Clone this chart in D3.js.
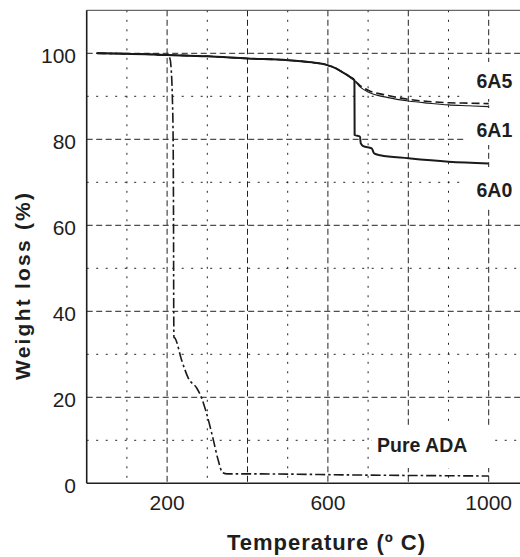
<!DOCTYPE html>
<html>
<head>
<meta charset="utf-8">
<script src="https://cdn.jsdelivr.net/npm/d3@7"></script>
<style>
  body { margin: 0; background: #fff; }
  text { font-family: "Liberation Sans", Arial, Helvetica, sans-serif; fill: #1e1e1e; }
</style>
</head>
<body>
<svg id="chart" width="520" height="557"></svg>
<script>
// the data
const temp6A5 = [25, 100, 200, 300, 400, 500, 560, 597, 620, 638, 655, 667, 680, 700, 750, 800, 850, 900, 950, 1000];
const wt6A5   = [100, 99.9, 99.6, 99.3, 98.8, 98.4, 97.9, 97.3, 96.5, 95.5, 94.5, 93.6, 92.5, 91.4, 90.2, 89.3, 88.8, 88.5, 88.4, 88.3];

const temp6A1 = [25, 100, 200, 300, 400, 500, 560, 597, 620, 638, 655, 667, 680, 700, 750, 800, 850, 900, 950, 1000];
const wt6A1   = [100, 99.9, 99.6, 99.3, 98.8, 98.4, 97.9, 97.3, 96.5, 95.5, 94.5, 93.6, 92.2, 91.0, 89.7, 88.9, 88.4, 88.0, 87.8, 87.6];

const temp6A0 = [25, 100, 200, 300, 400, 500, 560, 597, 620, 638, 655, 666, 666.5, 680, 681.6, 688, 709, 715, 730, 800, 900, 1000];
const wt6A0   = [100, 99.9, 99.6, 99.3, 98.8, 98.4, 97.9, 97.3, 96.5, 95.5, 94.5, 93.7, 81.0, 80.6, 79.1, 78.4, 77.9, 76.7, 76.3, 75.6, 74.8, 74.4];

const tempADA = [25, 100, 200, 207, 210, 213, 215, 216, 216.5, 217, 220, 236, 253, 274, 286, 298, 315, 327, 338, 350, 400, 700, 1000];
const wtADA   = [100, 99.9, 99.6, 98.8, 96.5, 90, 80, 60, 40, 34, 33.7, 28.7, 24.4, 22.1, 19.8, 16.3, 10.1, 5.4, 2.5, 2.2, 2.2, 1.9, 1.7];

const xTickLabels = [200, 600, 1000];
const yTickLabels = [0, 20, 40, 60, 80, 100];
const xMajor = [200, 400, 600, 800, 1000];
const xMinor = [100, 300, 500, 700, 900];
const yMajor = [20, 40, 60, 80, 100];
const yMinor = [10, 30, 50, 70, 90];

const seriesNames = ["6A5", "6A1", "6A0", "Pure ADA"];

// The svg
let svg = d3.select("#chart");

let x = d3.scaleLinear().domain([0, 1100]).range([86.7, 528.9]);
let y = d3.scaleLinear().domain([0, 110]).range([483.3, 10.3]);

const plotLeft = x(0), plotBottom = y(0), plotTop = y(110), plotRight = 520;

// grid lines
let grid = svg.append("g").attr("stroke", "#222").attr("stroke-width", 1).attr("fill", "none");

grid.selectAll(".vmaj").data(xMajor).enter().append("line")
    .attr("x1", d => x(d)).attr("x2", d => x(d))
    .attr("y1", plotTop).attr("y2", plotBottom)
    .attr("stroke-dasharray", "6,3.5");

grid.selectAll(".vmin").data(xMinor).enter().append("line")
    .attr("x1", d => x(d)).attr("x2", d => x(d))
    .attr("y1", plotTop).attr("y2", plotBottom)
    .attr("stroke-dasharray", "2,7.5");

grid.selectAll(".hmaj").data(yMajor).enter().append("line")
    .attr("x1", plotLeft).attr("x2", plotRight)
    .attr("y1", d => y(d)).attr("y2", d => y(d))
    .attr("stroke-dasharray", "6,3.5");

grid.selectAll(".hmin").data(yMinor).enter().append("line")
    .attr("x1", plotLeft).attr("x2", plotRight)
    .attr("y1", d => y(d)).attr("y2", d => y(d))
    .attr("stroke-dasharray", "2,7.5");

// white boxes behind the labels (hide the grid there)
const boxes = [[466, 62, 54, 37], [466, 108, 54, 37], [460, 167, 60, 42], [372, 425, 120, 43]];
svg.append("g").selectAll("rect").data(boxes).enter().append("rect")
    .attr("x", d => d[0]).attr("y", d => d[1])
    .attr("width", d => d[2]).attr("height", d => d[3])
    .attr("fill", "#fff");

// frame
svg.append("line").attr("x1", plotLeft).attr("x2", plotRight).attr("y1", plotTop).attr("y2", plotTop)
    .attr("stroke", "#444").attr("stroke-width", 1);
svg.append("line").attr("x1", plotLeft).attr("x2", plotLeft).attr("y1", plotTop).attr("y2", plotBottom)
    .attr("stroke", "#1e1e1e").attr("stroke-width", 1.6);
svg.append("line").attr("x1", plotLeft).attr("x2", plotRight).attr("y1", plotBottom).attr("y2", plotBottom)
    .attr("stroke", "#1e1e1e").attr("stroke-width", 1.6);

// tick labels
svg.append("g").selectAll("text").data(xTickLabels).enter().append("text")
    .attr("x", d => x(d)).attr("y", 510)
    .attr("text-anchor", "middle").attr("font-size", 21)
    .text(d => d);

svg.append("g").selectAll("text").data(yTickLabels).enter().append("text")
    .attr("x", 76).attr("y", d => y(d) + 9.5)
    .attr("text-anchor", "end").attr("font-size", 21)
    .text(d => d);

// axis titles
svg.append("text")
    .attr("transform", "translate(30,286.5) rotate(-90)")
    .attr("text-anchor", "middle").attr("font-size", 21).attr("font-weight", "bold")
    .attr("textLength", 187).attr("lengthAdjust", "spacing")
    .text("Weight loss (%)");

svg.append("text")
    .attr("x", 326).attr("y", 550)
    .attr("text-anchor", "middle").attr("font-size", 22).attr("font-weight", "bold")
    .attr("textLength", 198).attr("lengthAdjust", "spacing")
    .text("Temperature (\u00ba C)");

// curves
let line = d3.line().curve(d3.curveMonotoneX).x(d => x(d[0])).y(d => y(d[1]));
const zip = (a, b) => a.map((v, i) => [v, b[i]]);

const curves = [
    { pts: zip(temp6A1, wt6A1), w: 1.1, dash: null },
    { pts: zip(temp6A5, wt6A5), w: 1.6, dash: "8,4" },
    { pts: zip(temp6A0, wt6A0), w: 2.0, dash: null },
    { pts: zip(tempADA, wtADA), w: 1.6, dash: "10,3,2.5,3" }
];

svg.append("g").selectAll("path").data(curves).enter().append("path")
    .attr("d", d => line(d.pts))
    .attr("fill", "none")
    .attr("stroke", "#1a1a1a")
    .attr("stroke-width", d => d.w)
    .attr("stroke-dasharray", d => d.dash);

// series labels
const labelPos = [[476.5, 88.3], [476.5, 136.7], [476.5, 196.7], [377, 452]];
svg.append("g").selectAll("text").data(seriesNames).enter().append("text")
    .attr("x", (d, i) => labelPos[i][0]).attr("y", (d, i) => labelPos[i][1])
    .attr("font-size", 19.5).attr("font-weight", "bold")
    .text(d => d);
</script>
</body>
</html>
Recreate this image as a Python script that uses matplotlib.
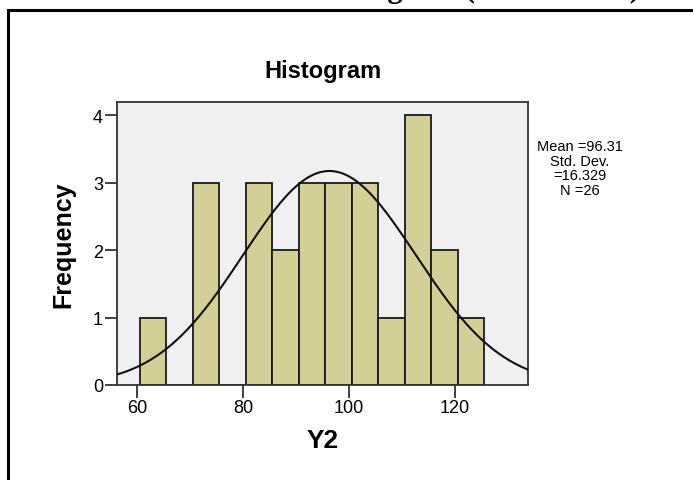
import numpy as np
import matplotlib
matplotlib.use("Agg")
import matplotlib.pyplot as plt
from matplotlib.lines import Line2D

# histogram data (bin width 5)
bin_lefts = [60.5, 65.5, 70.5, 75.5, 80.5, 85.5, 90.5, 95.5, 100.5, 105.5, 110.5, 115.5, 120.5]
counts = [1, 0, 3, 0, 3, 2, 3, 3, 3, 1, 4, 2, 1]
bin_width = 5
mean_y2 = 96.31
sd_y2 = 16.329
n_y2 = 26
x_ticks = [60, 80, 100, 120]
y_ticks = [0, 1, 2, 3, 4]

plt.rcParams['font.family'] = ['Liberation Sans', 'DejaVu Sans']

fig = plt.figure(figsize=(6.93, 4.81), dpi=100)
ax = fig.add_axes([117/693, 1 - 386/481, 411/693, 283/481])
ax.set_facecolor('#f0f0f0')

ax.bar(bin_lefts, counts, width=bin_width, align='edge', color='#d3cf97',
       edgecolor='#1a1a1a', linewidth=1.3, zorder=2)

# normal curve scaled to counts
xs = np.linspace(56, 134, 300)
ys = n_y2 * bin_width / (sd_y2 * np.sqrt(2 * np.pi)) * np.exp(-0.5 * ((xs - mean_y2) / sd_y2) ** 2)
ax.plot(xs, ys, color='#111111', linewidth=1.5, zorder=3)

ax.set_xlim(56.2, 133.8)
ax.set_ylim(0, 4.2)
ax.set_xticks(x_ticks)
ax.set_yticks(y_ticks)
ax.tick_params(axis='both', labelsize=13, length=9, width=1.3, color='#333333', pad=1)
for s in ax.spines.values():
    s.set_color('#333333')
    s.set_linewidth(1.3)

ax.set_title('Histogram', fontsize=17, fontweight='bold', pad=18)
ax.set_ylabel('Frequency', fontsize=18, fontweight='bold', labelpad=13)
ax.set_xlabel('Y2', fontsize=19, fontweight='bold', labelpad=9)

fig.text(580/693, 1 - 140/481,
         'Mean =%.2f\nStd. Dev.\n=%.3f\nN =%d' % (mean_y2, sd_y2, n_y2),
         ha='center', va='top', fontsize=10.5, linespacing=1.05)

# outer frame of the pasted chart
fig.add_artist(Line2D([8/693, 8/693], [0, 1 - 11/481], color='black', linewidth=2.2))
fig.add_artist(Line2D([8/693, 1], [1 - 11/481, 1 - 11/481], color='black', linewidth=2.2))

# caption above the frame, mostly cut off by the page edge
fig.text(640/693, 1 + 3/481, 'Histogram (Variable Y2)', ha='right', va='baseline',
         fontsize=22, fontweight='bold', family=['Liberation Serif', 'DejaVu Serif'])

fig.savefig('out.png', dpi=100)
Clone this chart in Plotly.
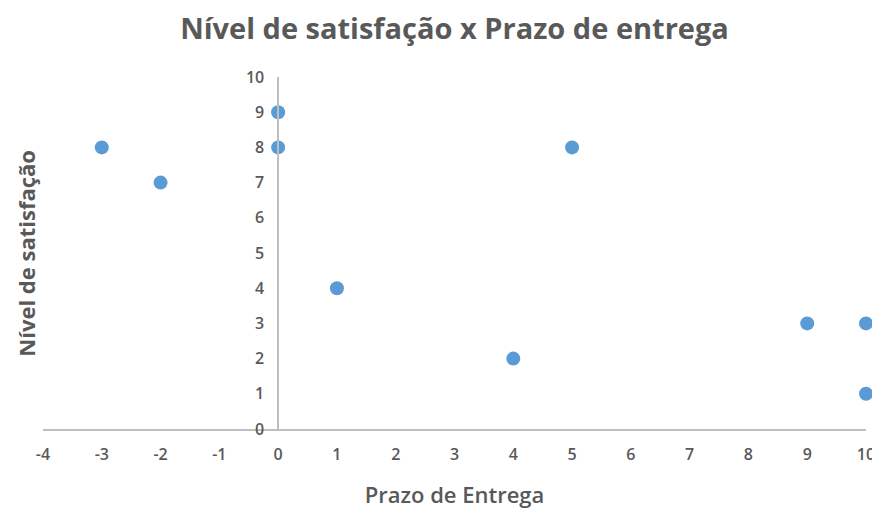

*****

Directions:
Return all lines with the word "Clone" in them.

Response:
Clone this chart in D3.js.
Clone this chart in Plotly.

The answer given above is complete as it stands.